> _EXERCISE DETAILS_: Without the pictures, repeat the listing character for character.

> _PROVIDED MATERIAL_:
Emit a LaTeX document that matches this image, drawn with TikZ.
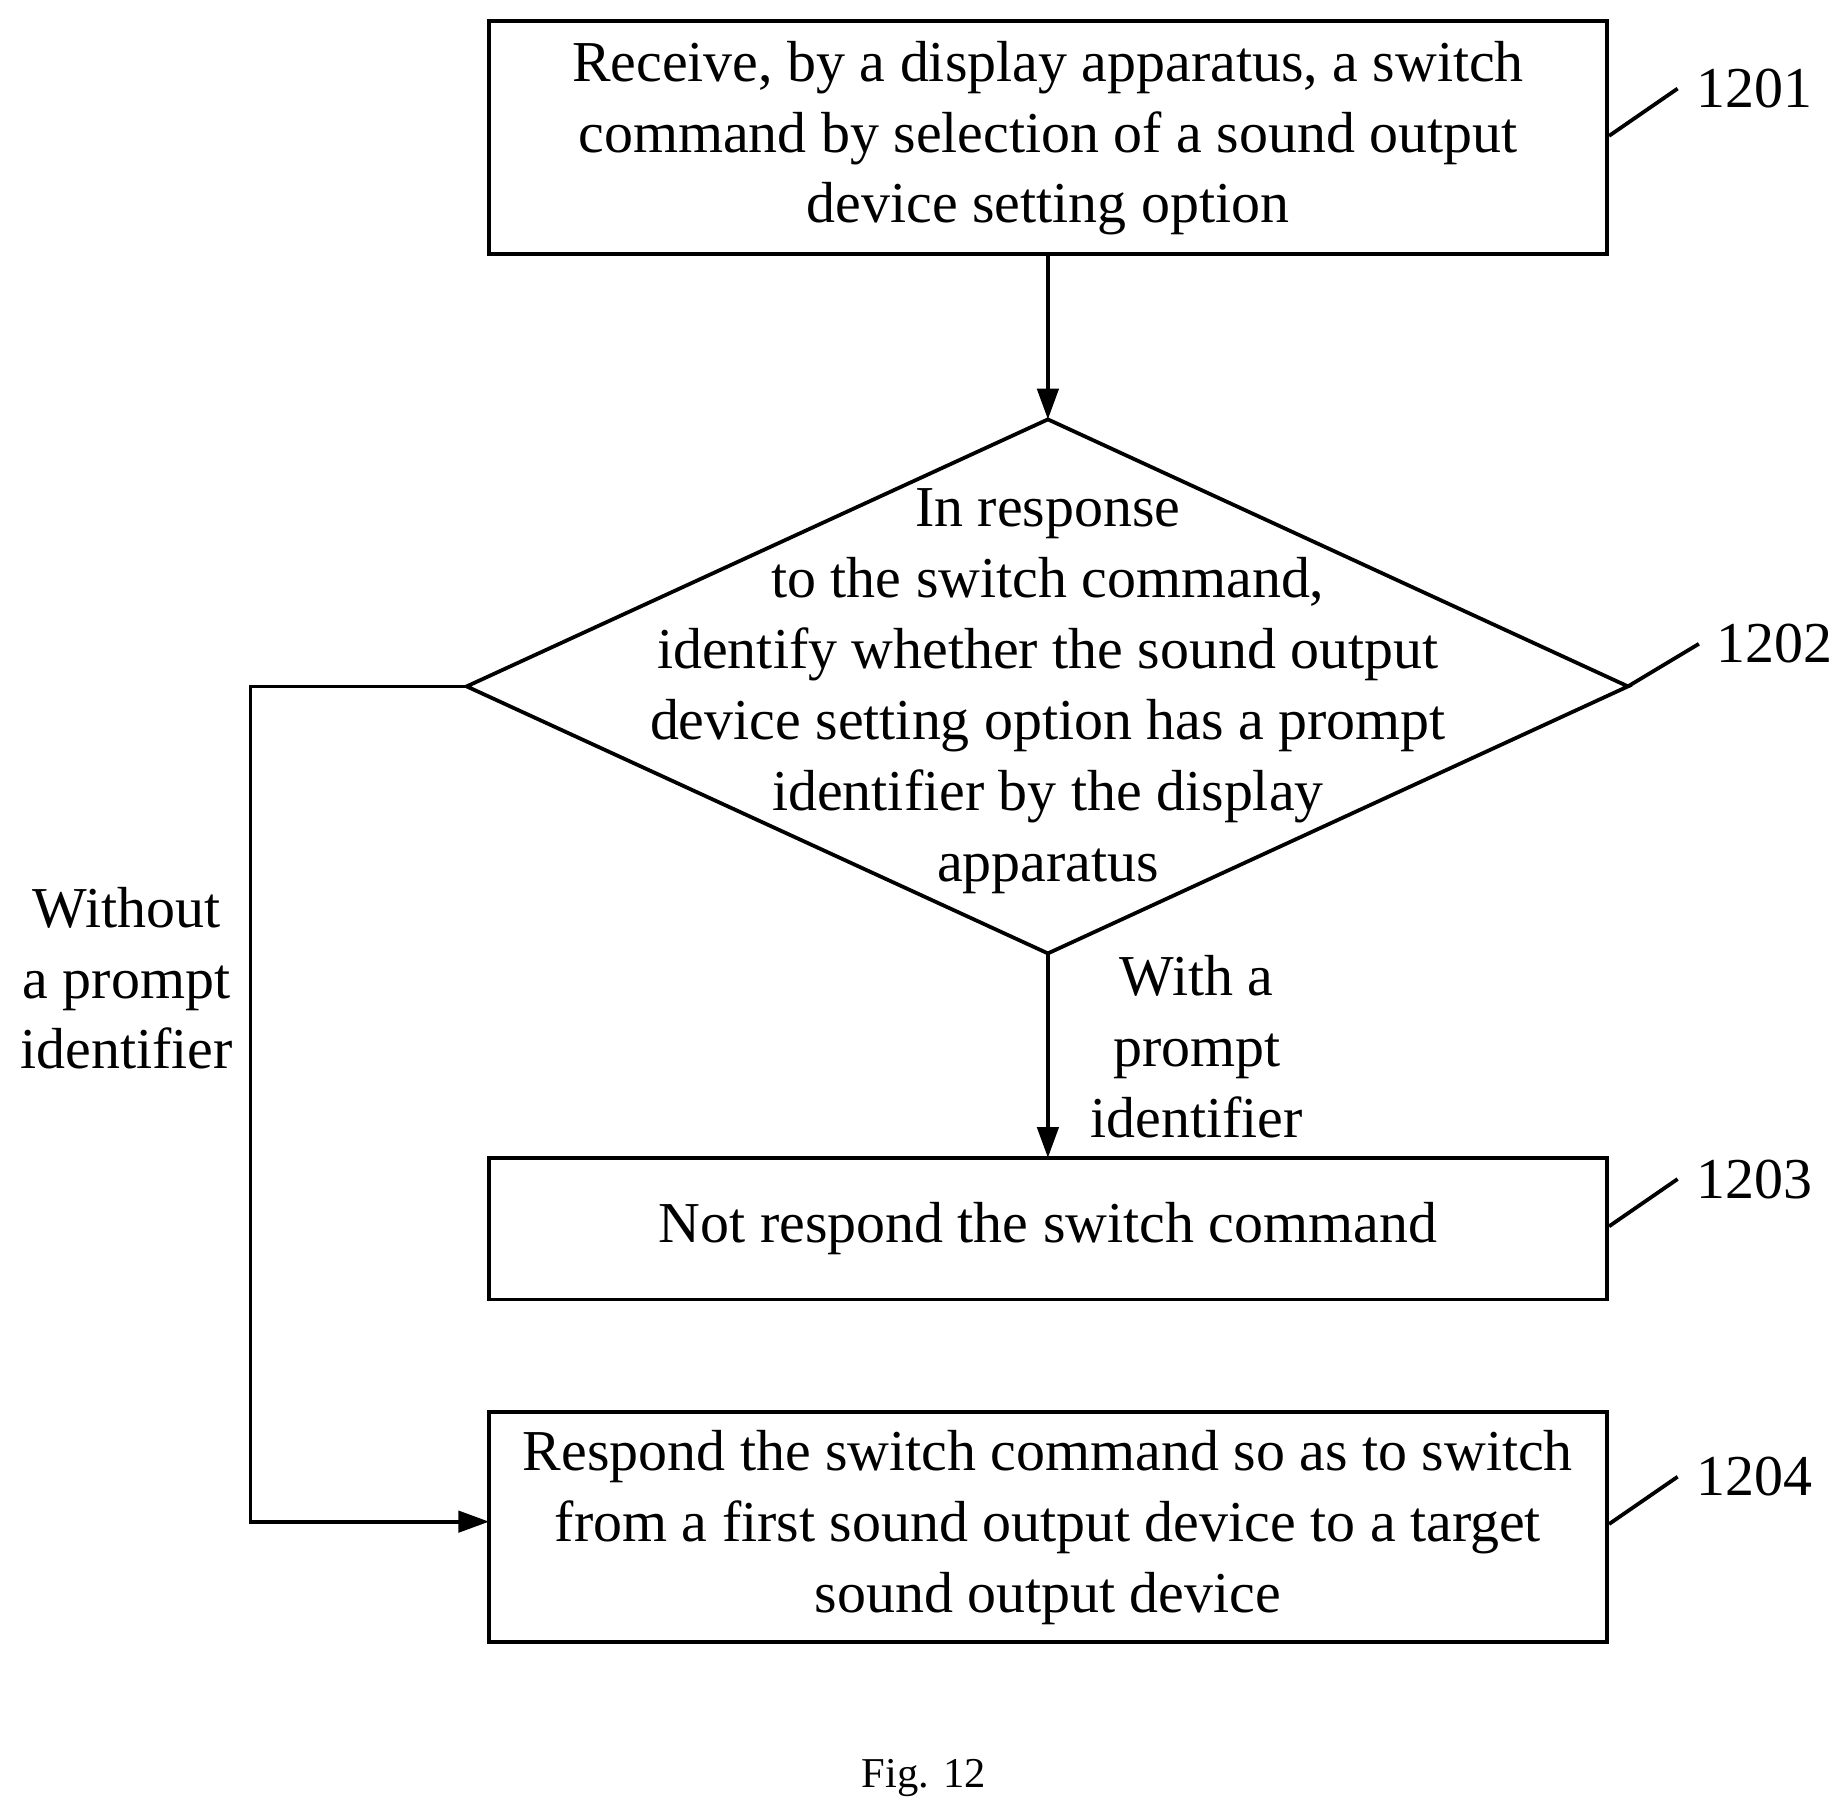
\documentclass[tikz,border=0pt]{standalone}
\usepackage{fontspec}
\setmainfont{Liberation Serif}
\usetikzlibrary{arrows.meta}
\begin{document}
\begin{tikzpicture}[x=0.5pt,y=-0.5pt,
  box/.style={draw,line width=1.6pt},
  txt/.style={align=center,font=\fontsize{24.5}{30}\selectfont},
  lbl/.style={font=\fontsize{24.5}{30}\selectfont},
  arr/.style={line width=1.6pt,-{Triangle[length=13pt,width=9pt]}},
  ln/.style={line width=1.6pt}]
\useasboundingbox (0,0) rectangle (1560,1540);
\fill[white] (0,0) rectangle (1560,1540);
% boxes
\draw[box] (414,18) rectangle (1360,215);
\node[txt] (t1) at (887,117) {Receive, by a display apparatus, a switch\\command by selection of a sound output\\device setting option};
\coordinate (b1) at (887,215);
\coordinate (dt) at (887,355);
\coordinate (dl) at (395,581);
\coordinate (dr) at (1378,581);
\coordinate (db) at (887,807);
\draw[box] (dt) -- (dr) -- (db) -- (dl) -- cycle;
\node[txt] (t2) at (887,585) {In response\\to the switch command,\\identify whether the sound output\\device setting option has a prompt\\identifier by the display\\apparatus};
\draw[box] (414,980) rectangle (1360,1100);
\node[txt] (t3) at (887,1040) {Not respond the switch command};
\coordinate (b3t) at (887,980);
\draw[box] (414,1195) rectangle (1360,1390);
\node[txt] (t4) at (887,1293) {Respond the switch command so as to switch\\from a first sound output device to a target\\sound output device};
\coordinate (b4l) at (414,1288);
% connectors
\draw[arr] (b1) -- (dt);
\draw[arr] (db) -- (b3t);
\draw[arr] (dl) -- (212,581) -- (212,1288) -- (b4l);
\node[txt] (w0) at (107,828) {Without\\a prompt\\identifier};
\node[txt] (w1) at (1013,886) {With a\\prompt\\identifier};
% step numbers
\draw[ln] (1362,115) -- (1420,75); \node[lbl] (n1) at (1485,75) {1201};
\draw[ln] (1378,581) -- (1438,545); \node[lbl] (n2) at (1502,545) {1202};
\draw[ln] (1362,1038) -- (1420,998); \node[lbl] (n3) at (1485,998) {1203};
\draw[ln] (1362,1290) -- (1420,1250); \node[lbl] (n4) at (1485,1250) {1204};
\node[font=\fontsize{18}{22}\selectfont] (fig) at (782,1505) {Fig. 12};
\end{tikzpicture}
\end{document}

> _OUTPUT OF THE TASK_:
Emit a LaTeX document that matches this image, drawn with TikZ.
\documentclass[tikz,border=0pt]{standalone}
\usepackage{fontspec}
\setmainfont{Liberation Serif}
\usetikzlibrary{arrows.meta}
\begin{document}
\begin{tikzpicture}[x=0.5pt,y=-0.5pt,
  box/.style={draw,line width=1.6pt},
  txt/.style={align=center,font=\fontsize{24.5}{30}\selectfont},
  lbl/.style={font=\fontsize{24.5}{30}\selectfont},
  arr/.style={line width=1.6pt,-{Triangle[length=13pt,width=9pt]}},
  ln/.style={line width=1.6pt}]
\useasboundingbox (0,0) rectangle (1560,1540);
\fill[white] (0,0) rectangle (1560,1540);
% boxes
\draw[box] (414,18) rectangle (1360,215);
\node[txt] (t1) at (887,117) {Receive, by a display apparatus, a switch\\command by selection of a sound output\\device setting option};
\coordinate (b1) at (887,215);
\coordinate (dt) at (887,355);
\coordinate (dl) at (395,581);
\coordinate (dr) at (1378,581);
\coordinate (db) at (887,807);
\draw[box] (dt) -- (dr) -- (db) -- (dl) -- cycle;
\node[txt] (t2) at (887,585) {In response\\to the switch command,\\identify whether the sound output\\device setting option has a prompt\\identifier by the display\\apparatus};
\draw[box] (414,980) rectangle (1360,1100);
\node[txt] (t3) at (887,1040) {Not respond the switch command};
\coordinate (b3t) at (887,980);
\draw[box] (414,1195) rectangle (1360,1390);
\node[txt] (t4) at (887,1293) {Respond the switch command so as to switch\\from a first sound output device to a target\\sound output device};
\coordinate (b4l) at (414,1288);
% connectors
\draw[arr] (b1) -- (dt);
\draw[arr] (db) -- (b3t);
\draw[arr] (dl) -- (212,581) -- (212,1288) -- (b4l);
\node[txt] (w0) at (107,828) {Without\\a prompt\\identifier};
\node[txt] (w1) at (1013,886) {With a\\prompt\\identifier};
% step numbers
\draw[ln] (1362,115) -- (1420,75); \node[lbl] (n1) at (1485,75) {1201};
\draw[ln] (1378,581) -- (1438,545); \node[lbl] (n2) at (1502,545) {1202};
\draw[ln] (1362,1038) -- (1420,998); \node[lbl] (n3) at (1485,998) {1203};
\draw[ln] (1362,1290) -- (1420,1250); \node[lbl] (n4) at (1485,1250) {1204};
\node[font=\fontsize{18}{22}\selectfont] (fig) at (782,1505) {Fig. 12};
\end{tikzpicture}
\end{document}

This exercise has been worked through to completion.